**Information supplied:**
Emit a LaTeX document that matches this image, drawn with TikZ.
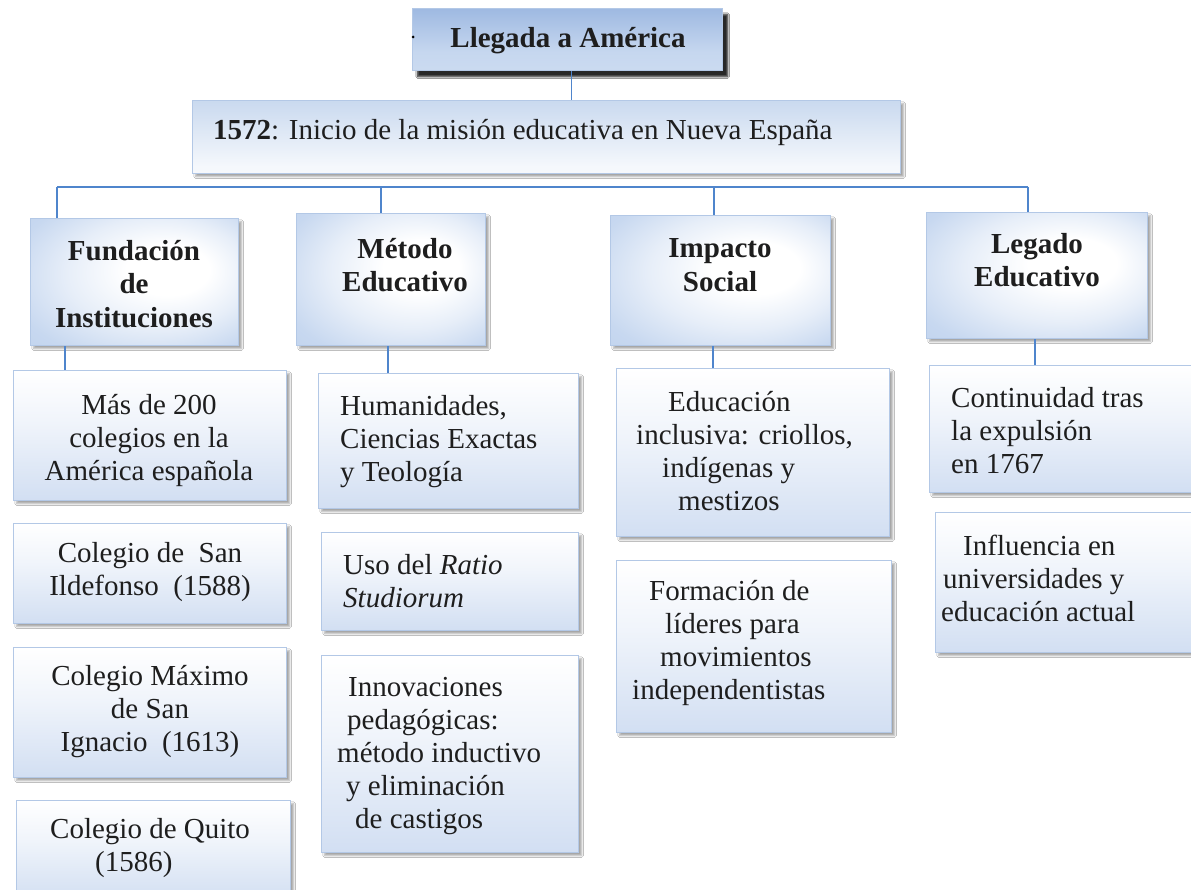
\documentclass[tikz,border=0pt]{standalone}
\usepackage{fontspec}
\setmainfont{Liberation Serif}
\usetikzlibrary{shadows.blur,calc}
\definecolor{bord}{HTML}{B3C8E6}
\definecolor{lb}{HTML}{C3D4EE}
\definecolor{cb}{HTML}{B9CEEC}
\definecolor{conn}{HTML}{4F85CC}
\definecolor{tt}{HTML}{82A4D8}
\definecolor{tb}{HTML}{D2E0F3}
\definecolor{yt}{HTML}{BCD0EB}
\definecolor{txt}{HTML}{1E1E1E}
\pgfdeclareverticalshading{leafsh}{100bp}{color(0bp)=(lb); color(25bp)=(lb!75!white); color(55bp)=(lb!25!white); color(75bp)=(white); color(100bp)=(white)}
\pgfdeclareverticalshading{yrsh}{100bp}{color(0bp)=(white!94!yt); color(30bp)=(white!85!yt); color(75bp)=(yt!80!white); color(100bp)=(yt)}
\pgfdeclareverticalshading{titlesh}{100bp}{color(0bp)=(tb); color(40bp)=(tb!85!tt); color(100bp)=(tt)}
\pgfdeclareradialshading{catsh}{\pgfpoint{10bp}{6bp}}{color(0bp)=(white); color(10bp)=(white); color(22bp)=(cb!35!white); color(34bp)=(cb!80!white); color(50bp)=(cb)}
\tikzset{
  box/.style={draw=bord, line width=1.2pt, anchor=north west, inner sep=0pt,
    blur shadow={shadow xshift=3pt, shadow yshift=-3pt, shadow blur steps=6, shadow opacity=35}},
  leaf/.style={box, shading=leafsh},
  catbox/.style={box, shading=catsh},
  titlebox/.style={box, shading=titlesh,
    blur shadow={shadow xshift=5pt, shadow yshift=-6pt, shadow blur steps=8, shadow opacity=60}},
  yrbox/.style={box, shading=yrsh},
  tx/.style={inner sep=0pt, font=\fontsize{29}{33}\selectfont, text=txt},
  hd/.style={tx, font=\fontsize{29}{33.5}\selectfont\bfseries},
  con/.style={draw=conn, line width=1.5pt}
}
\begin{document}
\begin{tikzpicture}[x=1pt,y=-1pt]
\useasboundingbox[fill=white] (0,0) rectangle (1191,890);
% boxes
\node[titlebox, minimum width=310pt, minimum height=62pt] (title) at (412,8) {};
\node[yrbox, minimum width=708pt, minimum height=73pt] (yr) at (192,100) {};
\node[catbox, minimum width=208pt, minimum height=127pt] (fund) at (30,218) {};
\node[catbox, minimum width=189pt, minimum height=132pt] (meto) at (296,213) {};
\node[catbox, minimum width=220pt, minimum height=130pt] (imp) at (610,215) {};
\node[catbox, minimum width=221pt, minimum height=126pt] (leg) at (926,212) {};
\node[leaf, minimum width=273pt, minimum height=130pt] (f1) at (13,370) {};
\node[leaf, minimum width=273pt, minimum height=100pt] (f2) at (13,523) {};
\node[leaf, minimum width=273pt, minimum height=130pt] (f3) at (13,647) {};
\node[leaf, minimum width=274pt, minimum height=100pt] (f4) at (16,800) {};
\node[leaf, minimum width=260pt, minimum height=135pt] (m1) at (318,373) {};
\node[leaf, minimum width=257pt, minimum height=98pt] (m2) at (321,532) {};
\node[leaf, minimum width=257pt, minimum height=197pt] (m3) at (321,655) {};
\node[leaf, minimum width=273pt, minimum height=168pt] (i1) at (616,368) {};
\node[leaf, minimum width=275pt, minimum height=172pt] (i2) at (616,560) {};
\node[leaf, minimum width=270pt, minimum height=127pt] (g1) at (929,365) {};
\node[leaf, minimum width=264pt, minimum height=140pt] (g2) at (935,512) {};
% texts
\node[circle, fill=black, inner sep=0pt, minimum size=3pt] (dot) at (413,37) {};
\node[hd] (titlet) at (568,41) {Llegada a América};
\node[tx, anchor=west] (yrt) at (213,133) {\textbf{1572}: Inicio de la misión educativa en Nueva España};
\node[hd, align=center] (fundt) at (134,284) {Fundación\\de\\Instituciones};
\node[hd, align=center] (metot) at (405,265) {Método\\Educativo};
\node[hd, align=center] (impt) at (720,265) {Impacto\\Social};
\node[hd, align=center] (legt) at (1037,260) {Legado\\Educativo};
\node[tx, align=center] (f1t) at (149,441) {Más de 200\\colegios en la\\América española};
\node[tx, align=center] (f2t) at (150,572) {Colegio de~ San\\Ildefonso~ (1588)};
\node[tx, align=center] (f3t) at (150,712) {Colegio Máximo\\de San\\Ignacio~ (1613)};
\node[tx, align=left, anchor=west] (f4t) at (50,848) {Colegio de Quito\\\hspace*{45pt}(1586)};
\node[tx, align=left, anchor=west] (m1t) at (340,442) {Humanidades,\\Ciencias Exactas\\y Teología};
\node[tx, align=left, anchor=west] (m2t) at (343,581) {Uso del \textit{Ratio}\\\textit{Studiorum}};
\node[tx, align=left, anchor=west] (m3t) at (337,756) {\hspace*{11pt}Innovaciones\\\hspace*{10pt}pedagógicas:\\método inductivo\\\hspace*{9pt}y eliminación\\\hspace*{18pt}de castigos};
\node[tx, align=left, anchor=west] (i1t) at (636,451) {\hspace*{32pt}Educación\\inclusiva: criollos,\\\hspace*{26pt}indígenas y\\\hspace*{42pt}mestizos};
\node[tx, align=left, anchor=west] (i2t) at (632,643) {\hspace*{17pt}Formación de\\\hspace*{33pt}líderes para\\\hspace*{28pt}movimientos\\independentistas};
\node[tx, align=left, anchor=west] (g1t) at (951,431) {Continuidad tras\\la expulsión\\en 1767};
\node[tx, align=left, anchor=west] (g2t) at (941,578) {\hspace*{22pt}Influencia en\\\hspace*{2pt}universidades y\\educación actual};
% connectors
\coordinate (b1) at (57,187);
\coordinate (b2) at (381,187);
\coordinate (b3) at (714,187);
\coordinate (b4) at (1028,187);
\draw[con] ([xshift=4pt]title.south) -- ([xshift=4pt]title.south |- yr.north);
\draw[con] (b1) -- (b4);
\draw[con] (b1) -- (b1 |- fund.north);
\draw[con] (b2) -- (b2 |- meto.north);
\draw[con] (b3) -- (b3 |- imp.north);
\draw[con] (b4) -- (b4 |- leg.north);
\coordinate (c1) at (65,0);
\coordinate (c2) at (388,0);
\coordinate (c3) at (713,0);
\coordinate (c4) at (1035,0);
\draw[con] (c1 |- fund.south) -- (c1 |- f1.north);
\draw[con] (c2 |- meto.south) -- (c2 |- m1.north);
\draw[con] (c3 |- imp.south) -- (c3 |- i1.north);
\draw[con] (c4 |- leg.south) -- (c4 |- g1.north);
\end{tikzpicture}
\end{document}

**Exercise:**
Reproduce each line exactly, please, except for any pictures.

**Result of this task:**
Emit a LaTeX document that matches this image, drawn with TikZ.
\documentclass[tikz,border=0pt]{standalone}
\usepackage{fontspec}
\setmainfont{Liberation Serif}
\usetikzlibrary{shadows.blur,calc}
\definecolor{bord}{HTML}{B3C8E6}
\definecolor{lb}{HTML}{C3D4EE}
\definecolor{cb}{HTML}{B9CEEC}
\definecolor{conn}{HTML}{4F85CC}
\definecolor{tt}{HTML}{82A4D8}
\definecolor{tb}{HTML}{D2E0F3}
\definecolor{yt}{HTML}{BCD0EB}
\definecolor{txt}{HTML}{1E1E1E}
\pgfdeclareverticalshading{leafsh}{100bp}{color(0bp)=(lb); color(25bp)=(lb!75!white); color(55bp)=(lb!25!white); color(75bp)=(white); color(100bp)=(white)}
\pgfdeclareverticalshading{yrsh}{100bp}{color(0bp)=(white!94!yt); color(30bp)=(white!85!yt); color(75bp)=(yt!80!white); color(100bp)=(yt)}
\pgfdeclareverticalshading{titlesh}{100bp}{color(0bp)=(tb); color(40bp)=(tb!85!tt); color(100bp)=(tt)}
\pgfdeclareradialshading{catsh}{\pgfpoint{10bp}{6bp}}{color(0bp)=(white); color(10bp)=(white); color(22bp)=(cb!35!white); color(34bp)=(cb!80!white); color(50bp)=(cb)}
\tikzset{
  box/.style={draw=bord, line width=1.2pt, anchor=north west, inner sep=0pt,
    blur shadow={shadow xshift=3pt, shadow yshift=-3pt, shadow blur steps=6, shadow opacity=35}},
  leaf/.style={box, shading=leafsh},
  catbox/.style={box, shading=catsh},
  titlebox/.style={box, shading=titlesh,
    blur shadow={shadow xshift=5pt, shadow yshift=-6pt, shadow blur steps=8, shadow opacity=60}},
  yrbox/.style={box, shading=yrsh},
  tx/.style={inner sep=0pt, font=\fontsize{29}{33}\selectfont, text=txt},
  hd/.style={tx, font=\fontsize{29}{33.5}\selectfont\bfseries},
  con/.style={draw=conn, line width=1.5pt}
}
\begin{document}
\begin{tikzpicture}[x=1pt,y=-1pt]
\useasboundingbox[fill=white] (0,0) rectangle (1191,890);
% boxes
\node[titlebox, minimum width=310pt, minimum height=62pt] (title) at (412,8) {};
\node[yrbox, minimum width=708pt, minimum height=73pt] (yr) at (192,100) {};
\node[catbox, minimum width=208pt, minimum height=127pt] (fund) at (30,218) {};
\node[catbox, minimum width=189pt, minimum height=132pt] (meto) at (296,213) {};
\node[catbox, minimum width=220pt, minimum height=130pt] (imp) at (610,215) {};
\node[catbox, minimum width=221pt, minimum height=126pt] (leg) at (926,212) {};
\node[leaf, minimum width=273pt, minimum height=130pt] (f1) at (13,370) {};
\node[leaf, minimum width=273pt, minimum height=100pt] (f2) at (13,523) {};
\node[leaf, minimum width=273pt, minimum height=130pt] (f3) at (13,647) {};
\node[leaf, minimum width=274pt, minimum height=100pt] (f4) at (16,800) {};
\node[leaf, minimum width=260pt, minimum height=135pt] (m1) at (318,373) {};
\node[leaf, minimum width=257pt, minimum height=98pt] (m2) at (321,532) {};
\node[leaf, minimum width=257pt, minimum height=197pt] (m3) at (321,655) {};
\node[leaf, minimum width=273pt, minimum height=168pt] (i1) at (616,368) {};
\node[leaf, minimum width=275pt, minimum height=172pt] (i2) at (616,560) {};
\node[leaf, minimum width=270pt, minimum height=127pt] (g1) at (929,365) {};
\node[leaf, minimum width=264pt, minimum height=140pt] (g2) at (935,512) {};
% texts
\node[circle, fill=black, inner sep=0pt, minimum size=3pt] (dot) at (413,37) {};
\node[hd] (titlet) at (568,41) {Llegada a América};
\node[tx, anchor=west] (yrt) at (213,133) {\textbf{1572}: Inicio de la misión educativa en Nueva España};
\node[hd, align=center] (fundt) at (134,284) {Fundación\\de\\Instituciones};
\node[hd, align=center] (metot) at (405,265) {Método\\Educativo};
\node[hd, align=center] (impt) at (720,265) {Impacto\\Social};
\node[hd, align=center] (legt) at (1037,260) {Legado\\Educativo};
\node[tx, align=center] (f1t) at (149,441) {Más de 200\\colegios en la\\América española};
\node[tx, align=center] (f2t) at (150,572) {Colegio de~ San\\Ildefonso~ (1588)};
\node[tx, align=center] (f3t) at (150,712) {Colegio Máximo\\de San\\Ignacio~ (1613)};
\node[tx, align=left, anchor=west] (f4t) at (50,848) {Colegio de Quito\\\hspace*{45pt}(1586)};
\node[tx, align=left, anchor=west] (m1t) at (340,442) {Humanidades,\\Ciencias Exactas\\y Teología};
\node[tx, align=left, anchor=west] (m2t) at (343,581) {Uso del \textit{Ratio}\\\textit{Studiorum}};
\node[tx, align=left, anchor=west] (m3t) at (337,756) {\hspace*{11pt}Innovaciones\\\hspace*{10pt}pedagógicas:\\método inductivo\\\hspace*{9pt}y eliminación\\\hspace*{18pt}de castigos};
\node[tx, align=left, anchor=west] (i1t) at (636,451) {\hspace*{32pt}Educación\\inclusiva: criollos,\\\hspace*{26pt}indígenas y\\\hspace*{42pt}mestizos};
\node[tx, align=left, anchor=west] (i2t) at (632,643) {\hspace*{17pt}Formación de\\\hspace*{33pt}líderes para\\\hspace*{28pt}movimientos\\independentistas};
\node[tx, align=left, anchor=west] (g1t) at (951,431) {Continuidad tras\\la expulsión\\en 1767};
\node[tx, align=left, anchor=west] (g2t) at (941,578) {\hspace*{22pt}Influencia en\\\hspace*{2pt}universidades y\\educación actual};
% connectors
\coordinate (b1) at (57,187);
\coordinate (b2) at (381,187);
\coordinate (b3) at (714,187);
\coordinate (b4) at (1028,187);
\draw[con] ([xshift=4pt]title.south) -- ([xshift=4pt]title.south |- yr.north);
\draw[con] (b1) -- (b4);
\draw[con] (b1) -- (b1 |- fund.north);
\draw[con] (b2) -- (b2 |- meto.north);
\draw[con] (b3) -- (b3 |- imp.north);
\draw[con] (b4) -- (b4 |- leg.north);
\coordinate (c1) at (65,0);
\coordinate (c2) at (388,0);
\coordinate (c3) at (713,0);
\coordinate (c4) at (1035,0);
\draw[con] (c1 |- fund.south) -- (c1 |- f1.north);
\draw[con] (c2 |- meto.south) -- (c2 |- m1.north);
\draw[con] (c3 |- imp.south) -- (c3 |- i1.north);
\draw[con] (c4 |- leg.south) -- (c4 |- g1.north);
\end{tikzpicture}
\end{document}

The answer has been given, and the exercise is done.